Goal ->
In the entries that follow, find the word "diagram" and report each line it is on.

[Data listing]
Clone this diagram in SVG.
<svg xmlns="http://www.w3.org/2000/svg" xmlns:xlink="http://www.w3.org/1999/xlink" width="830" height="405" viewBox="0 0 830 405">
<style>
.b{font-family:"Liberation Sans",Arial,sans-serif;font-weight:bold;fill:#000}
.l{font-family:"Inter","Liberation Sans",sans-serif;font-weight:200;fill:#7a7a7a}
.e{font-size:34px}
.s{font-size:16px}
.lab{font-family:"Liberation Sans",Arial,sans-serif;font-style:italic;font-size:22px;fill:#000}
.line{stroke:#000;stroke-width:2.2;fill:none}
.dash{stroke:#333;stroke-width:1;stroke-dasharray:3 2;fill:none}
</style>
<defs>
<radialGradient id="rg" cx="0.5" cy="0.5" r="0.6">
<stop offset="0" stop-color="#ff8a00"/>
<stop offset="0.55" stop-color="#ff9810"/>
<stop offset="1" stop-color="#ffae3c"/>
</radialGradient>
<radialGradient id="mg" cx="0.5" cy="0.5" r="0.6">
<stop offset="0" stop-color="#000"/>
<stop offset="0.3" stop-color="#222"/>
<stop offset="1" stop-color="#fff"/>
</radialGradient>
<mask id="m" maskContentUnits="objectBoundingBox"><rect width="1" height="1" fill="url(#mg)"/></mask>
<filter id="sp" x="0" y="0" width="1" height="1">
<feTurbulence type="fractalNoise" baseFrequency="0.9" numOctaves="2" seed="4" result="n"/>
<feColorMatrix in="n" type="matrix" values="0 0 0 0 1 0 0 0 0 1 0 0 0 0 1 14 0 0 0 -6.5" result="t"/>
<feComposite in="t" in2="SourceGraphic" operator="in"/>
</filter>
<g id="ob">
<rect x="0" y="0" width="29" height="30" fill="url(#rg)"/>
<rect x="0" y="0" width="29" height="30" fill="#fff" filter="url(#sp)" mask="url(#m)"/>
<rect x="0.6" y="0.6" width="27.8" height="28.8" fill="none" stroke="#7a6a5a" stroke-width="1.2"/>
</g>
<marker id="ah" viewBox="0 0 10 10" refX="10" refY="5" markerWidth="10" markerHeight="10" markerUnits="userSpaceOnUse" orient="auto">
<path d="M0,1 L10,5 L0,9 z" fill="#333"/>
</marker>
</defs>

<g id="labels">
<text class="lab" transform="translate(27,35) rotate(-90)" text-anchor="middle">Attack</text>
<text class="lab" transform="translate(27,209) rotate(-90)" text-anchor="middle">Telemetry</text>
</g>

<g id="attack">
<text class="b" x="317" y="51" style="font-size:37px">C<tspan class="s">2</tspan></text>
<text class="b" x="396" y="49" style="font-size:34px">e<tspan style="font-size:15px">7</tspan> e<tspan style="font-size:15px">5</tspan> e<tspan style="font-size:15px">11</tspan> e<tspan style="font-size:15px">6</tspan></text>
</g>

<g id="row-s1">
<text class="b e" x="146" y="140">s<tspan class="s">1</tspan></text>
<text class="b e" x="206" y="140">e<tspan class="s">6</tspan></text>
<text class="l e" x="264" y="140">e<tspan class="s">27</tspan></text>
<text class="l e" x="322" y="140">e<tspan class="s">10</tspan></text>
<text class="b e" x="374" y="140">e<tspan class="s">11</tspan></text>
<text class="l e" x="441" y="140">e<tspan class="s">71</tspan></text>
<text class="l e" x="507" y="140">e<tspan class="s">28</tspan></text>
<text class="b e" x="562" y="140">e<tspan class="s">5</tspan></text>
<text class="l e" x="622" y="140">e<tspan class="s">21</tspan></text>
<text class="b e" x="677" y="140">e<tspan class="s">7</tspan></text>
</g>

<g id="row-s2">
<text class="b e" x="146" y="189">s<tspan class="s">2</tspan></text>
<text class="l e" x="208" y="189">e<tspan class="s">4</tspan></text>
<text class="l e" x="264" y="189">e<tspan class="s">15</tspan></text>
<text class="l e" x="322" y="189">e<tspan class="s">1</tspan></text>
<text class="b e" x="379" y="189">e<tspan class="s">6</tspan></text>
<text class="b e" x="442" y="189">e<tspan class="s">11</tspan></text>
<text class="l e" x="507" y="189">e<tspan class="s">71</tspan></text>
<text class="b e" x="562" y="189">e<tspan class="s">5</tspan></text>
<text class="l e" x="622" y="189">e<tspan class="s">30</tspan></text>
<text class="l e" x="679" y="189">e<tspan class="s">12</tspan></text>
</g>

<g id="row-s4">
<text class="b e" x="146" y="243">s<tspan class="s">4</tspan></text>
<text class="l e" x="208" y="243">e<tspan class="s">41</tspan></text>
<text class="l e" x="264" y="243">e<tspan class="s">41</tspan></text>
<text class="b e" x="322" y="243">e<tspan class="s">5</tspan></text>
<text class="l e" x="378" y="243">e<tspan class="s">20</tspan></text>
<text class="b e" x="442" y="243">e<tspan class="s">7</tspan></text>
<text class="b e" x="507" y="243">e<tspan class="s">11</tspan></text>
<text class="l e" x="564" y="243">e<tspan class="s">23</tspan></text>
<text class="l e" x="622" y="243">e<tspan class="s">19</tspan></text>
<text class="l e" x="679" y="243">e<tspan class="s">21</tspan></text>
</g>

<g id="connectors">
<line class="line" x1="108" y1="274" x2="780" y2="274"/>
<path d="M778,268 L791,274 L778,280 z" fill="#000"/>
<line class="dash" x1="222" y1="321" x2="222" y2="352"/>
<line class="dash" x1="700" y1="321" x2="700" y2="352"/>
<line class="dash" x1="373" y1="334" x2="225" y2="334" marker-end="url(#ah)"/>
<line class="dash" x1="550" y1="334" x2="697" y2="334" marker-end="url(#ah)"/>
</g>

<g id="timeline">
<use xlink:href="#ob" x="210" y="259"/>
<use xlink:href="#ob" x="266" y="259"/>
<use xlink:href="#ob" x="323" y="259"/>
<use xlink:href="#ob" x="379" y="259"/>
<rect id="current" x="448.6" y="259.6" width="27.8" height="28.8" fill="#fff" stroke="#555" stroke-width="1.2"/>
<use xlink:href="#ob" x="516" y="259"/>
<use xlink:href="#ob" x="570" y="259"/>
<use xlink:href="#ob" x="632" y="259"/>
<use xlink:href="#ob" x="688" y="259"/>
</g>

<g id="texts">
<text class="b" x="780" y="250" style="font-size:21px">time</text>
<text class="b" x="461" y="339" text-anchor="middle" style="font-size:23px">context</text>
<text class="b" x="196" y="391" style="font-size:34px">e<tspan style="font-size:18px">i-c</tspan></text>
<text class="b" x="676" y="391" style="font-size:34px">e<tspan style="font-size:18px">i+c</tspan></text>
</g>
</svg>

---

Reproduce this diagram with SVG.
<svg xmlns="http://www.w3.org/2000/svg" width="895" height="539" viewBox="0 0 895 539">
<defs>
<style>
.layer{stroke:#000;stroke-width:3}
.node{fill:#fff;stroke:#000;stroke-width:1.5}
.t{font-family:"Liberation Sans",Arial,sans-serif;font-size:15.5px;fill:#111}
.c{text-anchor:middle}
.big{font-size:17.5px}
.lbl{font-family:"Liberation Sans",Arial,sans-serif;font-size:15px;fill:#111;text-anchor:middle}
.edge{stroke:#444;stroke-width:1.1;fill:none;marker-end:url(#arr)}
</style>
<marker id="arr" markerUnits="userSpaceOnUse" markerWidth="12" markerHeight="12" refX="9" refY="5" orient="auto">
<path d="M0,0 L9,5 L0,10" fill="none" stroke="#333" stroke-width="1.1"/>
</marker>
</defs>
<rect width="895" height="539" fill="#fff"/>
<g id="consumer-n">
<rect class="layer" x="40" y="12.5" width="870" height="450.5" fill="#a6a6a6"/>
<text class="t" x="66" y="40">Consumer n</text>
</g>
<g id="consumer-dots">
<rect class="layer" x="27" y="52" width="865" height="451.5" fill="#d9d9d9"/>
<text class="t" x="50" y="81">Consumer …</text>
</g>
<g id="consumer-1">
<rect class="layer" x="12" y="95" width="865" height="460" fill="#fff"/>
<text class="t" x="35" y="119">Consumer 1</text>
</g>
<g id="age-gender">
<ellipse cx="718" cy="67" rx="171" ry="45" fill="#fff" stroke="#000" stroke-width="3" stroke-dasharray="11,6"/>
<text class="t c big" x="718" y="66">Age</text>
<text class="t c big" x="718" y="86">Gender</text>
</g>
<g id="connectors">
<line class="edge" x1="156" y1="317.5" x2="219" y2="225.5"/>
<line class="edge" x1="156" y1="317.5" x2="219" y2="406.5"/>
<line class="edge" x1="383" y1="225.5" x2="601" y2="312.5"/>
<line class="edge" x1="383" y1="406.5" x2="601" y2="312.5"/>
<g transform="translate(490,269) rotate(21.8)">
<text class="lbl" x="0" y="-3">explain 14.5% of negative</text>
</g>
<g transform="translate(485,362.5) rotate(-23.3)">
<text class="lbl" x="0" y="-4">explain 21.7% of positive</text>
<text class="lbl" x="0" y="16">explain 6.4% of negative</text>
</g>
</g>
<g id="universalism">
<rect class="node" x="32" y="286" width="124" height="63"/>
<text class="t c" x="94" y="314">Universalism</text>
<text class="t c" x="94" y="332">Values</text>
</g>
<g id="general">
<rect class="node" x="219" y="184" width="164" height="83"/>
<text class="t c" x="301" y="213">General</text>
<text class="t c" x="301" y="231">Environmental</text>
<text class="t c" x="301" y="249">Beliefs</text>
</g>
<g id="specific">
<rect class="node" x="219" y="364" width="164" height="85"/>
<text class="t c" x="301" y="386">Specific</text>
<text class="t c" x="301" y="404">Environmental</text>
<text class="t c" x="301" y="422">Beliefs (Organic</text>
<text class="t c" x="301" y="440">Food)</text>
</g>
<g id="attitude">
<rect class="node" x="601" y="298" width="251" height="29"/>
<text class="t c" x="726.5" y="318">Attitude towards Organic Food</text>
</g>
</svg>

---

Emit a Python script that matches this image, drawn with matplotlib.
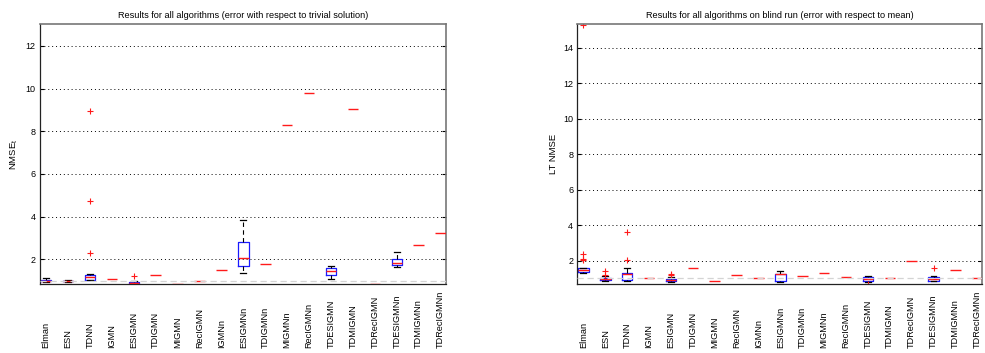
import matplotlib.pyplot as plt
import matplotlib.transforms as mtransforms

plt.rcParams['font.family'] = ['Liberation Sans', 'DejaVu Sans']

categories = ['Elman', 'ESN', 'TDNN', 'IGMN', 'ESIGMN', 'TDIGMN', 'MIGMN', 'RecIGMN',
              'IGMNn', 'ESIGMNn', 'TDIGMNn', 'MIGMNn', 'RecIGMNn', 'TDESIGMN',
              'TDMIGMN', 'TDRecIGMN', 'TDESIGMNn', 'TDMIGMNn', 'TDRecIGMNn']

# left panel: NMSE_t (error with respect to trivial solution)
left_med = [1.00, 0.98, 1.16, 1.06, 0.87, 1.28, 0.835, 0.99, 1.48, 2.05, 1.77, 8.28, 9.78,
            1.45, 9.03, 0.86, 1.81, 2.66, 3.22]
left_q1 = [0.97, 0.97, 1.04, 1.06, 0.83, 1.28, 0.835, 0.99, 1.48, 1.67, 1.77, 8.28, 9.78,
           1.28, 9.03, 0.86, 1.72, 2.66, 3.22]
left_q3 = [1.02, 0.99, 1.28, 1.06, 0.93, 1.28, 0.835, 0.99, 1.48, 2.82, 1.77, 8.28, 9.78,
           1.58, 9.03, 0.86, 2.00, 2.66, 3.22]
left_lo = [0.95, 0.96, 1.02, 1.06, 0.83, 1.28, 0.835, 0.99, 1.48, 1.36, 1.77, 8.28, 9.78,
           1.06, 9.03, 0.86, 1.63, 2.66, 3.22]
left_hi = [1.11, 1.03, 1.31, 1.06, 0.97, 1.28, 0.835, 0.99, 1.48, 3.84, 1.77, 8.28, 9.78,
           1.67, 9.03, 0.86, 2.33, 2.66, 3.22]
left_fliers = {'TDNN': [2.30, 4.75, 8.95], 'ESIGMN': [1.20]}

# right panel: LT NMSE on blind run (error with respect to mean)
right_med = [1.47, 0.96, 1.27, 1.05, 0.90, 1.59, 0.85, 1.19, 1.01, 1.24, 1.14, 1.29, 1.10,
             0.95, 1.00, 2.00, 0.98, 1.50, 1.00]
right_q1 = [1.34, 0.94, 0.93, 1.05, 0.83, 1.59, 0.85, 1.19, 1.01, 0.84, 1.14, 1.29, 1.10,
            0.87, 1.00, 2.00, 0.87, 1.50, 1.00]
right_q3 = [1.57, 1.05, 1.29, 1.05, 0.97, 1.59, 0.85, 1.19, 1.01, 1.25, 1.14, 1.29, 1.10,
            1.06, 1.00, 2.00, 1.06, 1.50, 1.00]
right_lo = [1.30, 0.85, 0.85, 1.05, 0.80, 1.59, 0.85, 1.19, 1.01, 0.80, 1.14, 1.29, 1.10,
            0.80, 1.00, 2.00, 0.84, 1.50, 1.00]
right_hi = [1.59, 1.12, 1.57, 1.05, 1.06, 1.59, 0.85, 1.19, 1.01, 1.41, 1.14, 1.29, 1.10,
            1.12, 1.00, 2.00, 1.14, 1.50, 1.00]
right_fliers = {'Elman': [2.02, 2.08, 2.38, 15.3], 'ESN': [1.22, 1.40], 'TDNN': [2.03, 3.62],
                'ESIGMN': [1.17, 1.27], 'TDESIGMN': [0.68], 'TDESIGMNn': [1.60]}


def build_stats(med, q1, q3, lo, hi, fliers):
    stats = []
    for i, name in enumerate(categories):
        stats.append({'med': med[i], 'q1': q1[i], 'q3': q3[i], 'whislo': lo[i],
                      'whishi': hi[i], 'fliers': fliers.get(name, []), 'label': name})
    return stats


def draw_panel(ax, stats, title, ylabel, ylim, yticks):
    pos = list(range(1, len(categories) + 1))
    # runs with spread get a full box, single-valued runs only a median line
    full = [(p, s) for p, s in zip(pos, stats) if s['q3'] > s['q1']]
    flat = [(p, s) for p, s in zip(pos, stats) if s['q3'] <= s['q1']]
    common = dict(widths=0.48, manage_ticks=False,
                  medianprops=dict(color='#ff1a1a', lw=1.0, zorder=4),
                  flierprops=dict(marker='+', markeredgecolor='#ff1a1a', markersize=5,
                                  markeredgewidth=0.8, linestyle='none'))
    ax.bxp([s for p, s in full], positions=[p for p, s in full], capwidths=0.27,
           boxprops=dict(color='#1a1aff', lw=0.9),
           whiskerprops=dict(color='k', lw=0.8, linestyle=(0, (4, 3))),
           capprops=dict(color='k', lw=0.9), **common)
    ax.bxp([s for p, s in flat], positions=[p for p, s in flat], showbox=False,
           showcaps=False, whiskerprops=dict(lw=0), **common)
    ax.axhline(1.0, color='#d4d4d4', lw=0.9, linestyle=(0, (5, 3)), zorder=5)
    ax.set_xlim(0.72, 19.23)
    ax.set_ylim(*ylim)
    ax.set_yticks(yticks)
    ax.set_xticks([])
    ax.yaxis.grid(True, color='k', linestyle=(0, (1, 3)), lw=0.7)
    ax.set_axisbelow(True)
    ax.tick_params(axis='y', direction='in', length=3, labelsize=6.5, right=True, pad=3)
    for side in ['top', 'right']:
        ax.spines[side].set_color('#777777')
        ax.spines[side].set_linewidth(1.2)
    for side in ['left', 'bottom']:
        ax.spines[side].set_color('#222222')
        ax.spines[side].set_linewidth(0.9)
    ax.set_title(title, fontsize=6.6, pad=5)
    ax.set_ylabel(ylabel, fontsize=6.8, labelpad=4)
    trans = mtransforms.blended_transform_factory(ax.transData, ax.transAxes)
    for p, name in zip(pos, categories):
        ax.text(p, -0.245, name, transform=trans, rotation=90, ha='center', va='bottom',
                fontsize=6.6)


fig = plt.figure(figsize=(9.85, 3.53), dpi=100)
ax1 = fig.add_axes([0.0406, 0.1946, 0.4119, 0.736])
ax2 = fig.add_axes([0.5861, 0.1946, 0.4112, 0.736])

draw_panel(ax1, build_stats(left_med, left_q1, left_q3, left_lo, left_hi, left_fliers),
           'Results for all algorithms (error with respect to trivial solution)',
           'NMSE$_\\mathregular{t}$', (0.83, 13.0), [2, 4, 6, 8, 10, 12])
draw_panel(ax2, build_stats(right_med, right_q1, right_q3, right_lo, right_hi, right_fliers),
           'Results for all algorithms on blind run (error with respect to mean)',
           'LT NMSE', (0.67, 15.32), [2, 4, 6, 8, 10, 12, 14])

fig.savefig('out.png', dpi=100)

Written response ->
Clone this diagram in SVG.
Reproduce this diagram with SVG.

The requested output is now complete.